* Set task
From the listing below, extract every line in which the word "this" appears.

+++ The records

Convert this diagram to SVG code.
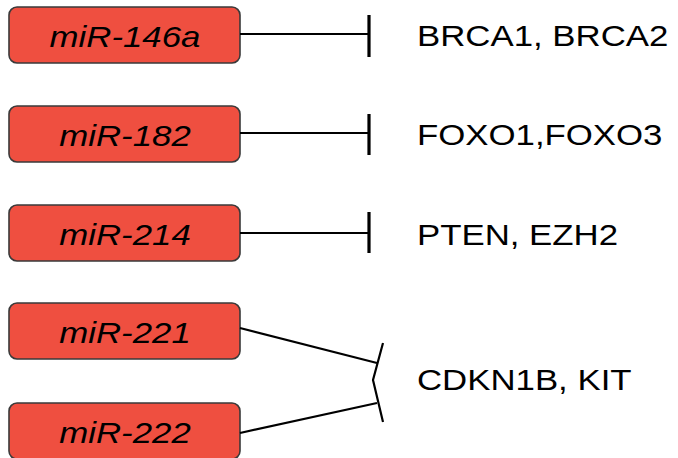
<svg xmlns="http://www.w3.org/2000/svg" width="678" height="458" viewBox="0 0 678 458">
  <style>
    .mir rect { fill: #EF4F40; stroke: #3a3a3a; stroke-width: 1.6; }
    .mir text { font-family: "Liberation Sans", Arial, sans-serif; font-style: italic; font-size: 29px; fill: #000; text-anchor: middle; }
    .target text { font-family: "Liberation Sans", Arial, sans-serif; font-size: 29px; fill: #000; }
    .edges { stroke: #000; fill: none; stroke-width: 2.2; }
    .edges .bar { stroke-width: 3.2; }
  </style>

  <!-- microRNA nodes -->
  <g id="mir146a" class="mir">
    <rect x="9" y="7" width="231" height="56" rx="8"/>
    <text transform="translate(125,47) scale(1.2,1)">miR-146a</text>
  </g>
  <g id="mir182" class="mir">
    <rect x="9" y="106" width="231" height="56" rx="8"/>
    <text transform="translate(125,146) scale(1.2,1)">miR-182</text>
  </g>
  <g id="mir214" class="mir">
    <rect x="9" y="205" width="231" height="56" rx="8"/>
    <text transform="translate(125,245) scale(1.2,1)">miR-214</text>
  </g>
  <g id="mir221" class="mir">
    <rect x="9" y="303" width="231" height="56" rx="8"/>
    <text transform="translate(125,343) scale(1.2,1)">miR-221</text>
  </g>
  <g id="mir222" class="mir">
    <rect x="9" y="403" width="231" height="56" rx="8"/>
    <text transform="translate(125,443) scale(1.2,1)">miR-222</text>
  </g>

  <!-- target genes -->
  <g id="brca" class="target">
    <text transform="translate(417,46) scale(1.2,1)">BRCA1, BRCA2</text>
  </g>
  <g id="foxo" class="target">
    <text transform="translate(417,145) scale(1.2,1)">FOXO1,FOXO3</text>
  </g>
  <g id="pten" class="target">
    <text transform="translate(417,245) scale(1.2,1)">PTEN, EZH2</text>
  </g>
  <g id="cdkn1b" class="target">
    <text transform="translate(417,390) scale(1.2,1)">CDKN1B, KIT</text>
  </g>

  <!-- inhibition connectors -->
  <g id="edges" class="edges">
    <line x1="240" y1="34" x2="369" y2="34"/>
    <line class="bar" x1="369" y1="15" x2="369" y2="57"/>
    <line x1="240" y1="133" x2="369" y2="133"/>
    <line class="bar" x1="369" y1="114" x2="369" y2="155"/>
    <line x1="240" y1="233" x2="369" y2="233"/>
    <line class="bar" x1="369" y1="212" x2="369" y2="253"/>
    <line x1="240" y1="328" x2="377" y2="363"/>
    <line x1="240" y1="433" x2="377" y2="403"/>
    <polyline points="383,343 373,380 383,422"/>
  </g>
</svg>
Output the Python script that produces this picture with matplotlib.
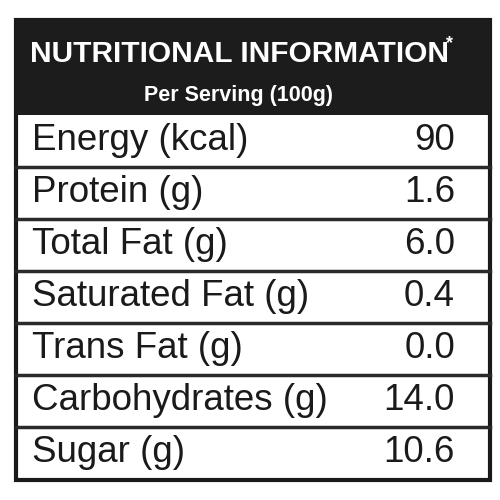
import matplotlib
matplotlib.use("Agg")
import matplotlib.pyplot as plt
from matplotlib.patches import Rectangle

title = "NUTRITIONAL INFORMATION"
subtitle = "Per Serving (100g)"
nutrients = ["Energy (kcal)", "Protein (g)", "Total Fat (g)", "Saturated Fat (g)",
             "Trans Fat (g)", "Carbohydrates (g)", "Sugar (g)"]
values = ["90", "1.6", "6.0", "0.4", "0.0", "14.0", "10.6"]

fig = plt.figure(figsize=(5, 5), dpi=100)
ax = fig.add_axes([0, 0, 1, 1])
ax.set_xlim(0, 500)
ax.set_ylim(500, 0)
ax.axis("off")
fam = ["Liberation Sans", "DejaVu Sans"]

ax.add_patch(Rectangle((16, 20), 474, 460, facecolor="white", edgecolor="#1a1a1a", lw=3))
ax.add_patch(Rectangle((16, 20), 474, 95, facecolor="#1c1c1c", edgecolor="none"))
ax.text(30, 54, title, color="white", fontsize=21.5, fontweight="bold", va="center", ha="left", family=fam)
ax.text(446, 44, "*", color="white", fontsize=13, fontweight="bold", va="center", ha="left", family=fam)
ax.text(238, 95, subtitle, color="white", fontsize=15.5, fontweight="bold", va="center", ha="center", family=fam)

top, h = 115, 52
for i, (n, v) in enumerate(zip(nutrients, values)):
    yc = top + h * (i + 0.5)
    ax.text(32, yc, n, fontsize=26.5, va="center", ha="left", color="#1a1a1a", family=fam)
    ax.text(455, yc, v, fontsize=26.5, va="center", ha="right", color="#1a1a1a", family=fam)
    if i > 0:
        ax.plot([16, 490], [top + h * i, top + h * i], color="#2a2a2a", lw=2.5)

fig.savefig("out.png", dpi=100, facecolor="white")
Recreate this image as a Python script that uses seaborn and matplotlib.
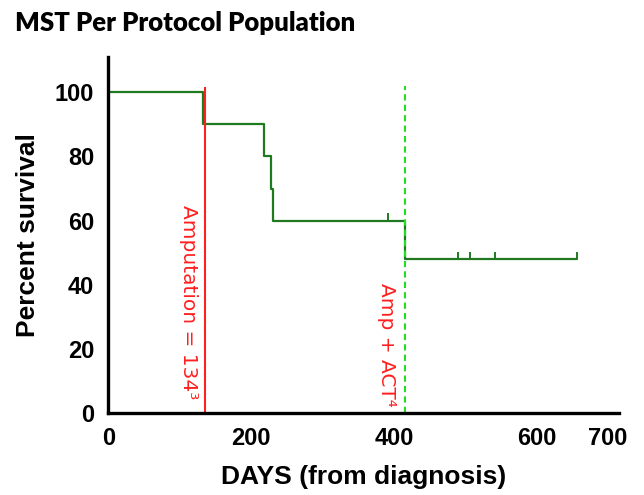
import matplotlib
matplotlib.use("Agg")
import matplotlib.pyplot as plt
import seaborn as sns
import pandas as pd

# Kaplan-Meier steps (days, percent survival)
step_days = [0, 133, 218, 228, 231, 415, 657]
step_surv = [100, 90, 80, 70, 60, 48, 48]

# censored patients (tick marks)
censor_days = [392, 490, 506, 541, 657]
censor_surv = [60, 48, 48, 48, 48]

amputation_day = 135
amp_act_day = 416

xticks = [0, 200, 400, 600, 700]
yticks = [0, 20, 40, 60, 80, 100]

curve = pd.DataFrame({"days": step_days, "survival": step_surv})

sns.set_style("white")
plt.rcParams["font.family"] = ["Liberation Sans", "DejaVu Sans"]
plt.rcParams.update({"text.color": "black", "axes.labelcolor": "black",
                     "xtick.color": "black", "ytick.color": "black"})

fig = plt.figure(figsize=(6.44, 4.95), dpi=100)
ax = fig.add_axes([0.168, 0.165, 0.793, 0.72])

green = "#1f7a1f"
sns.lineplot(data=curve, x="days", y="survival", drawstyle="steps-post",
             color=green, linewidth=1.6, ax=ax)
# censor marks sit on top of the curve
ax.vlines(censor_days, censor_surv, [s + 2.3 for s in censor_surv],
          color=green, linewidth=1.4)

# event lines
ax.vlines(amputation_day, 0, 101.5, color="#ff2020", linewidth=1.5)
ax.vlines(amp_act_day, 0, 102, color="#22dd22", linewidth=1.5,
          linestyles=(0, (3, 2)))

ax.text(amputation_day - 22, 65, "Amputation = 134\u00b3", color="#ff2020",
        rotation=270, ha="center", va="top", fontsize=14.5,
        family="DejaVu Sans")
ax.text(amp_act_day - 26, 40.5, "Amp + ACT\u2074", color="#ff2020",
        rotation=270, ha="center", va="top", fontsize=14.5,
        family="DejaVu Sans")

ax.set_xlim(0, 715)
ax.set_ylim(0, 111)
ax.set_xticks(xticks)
ax.set_yticks(yticks)
ax.tick_params(axis="both", direction="out", length=5, width=2.2,
               labelsize=17, pad=5, color="black", labelcolor="black")
for lab in ax.get_xticklabels() + ax.get_yticklabels():
    lab.set_fontweight("bold")

sns.despine(ax=ax)
for side in ["left", "bottom"]:
    ax.spines[side].set_linewidth(2.4)
    ax.spines[side].set_color("black")

ax.set_xlabel("DAYS (from diagnosis)", fontsize=19, fontweight="bold")
ax.set_ylabel("Percent survival", fontsize=19, fontweight="bold")
ax.xaxis.set_label_coords(0.5, -0.145)
ax.yaxis.set_label_coords(-0.134, 0.5)

fig.text(0.023, 0.978, "MST Per Protocol Population", fontsize=18.5,
         fontweight="heavy", family="Lato", va="top", ha="left")

fig.savefig("out.png", dpi=100)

++++++

* Solution
Convert this diagram to SVG code.
Output the Python script that produces this picture with matplotlib.
Recreate this image as a Python script that uses seaborn and matplotlib.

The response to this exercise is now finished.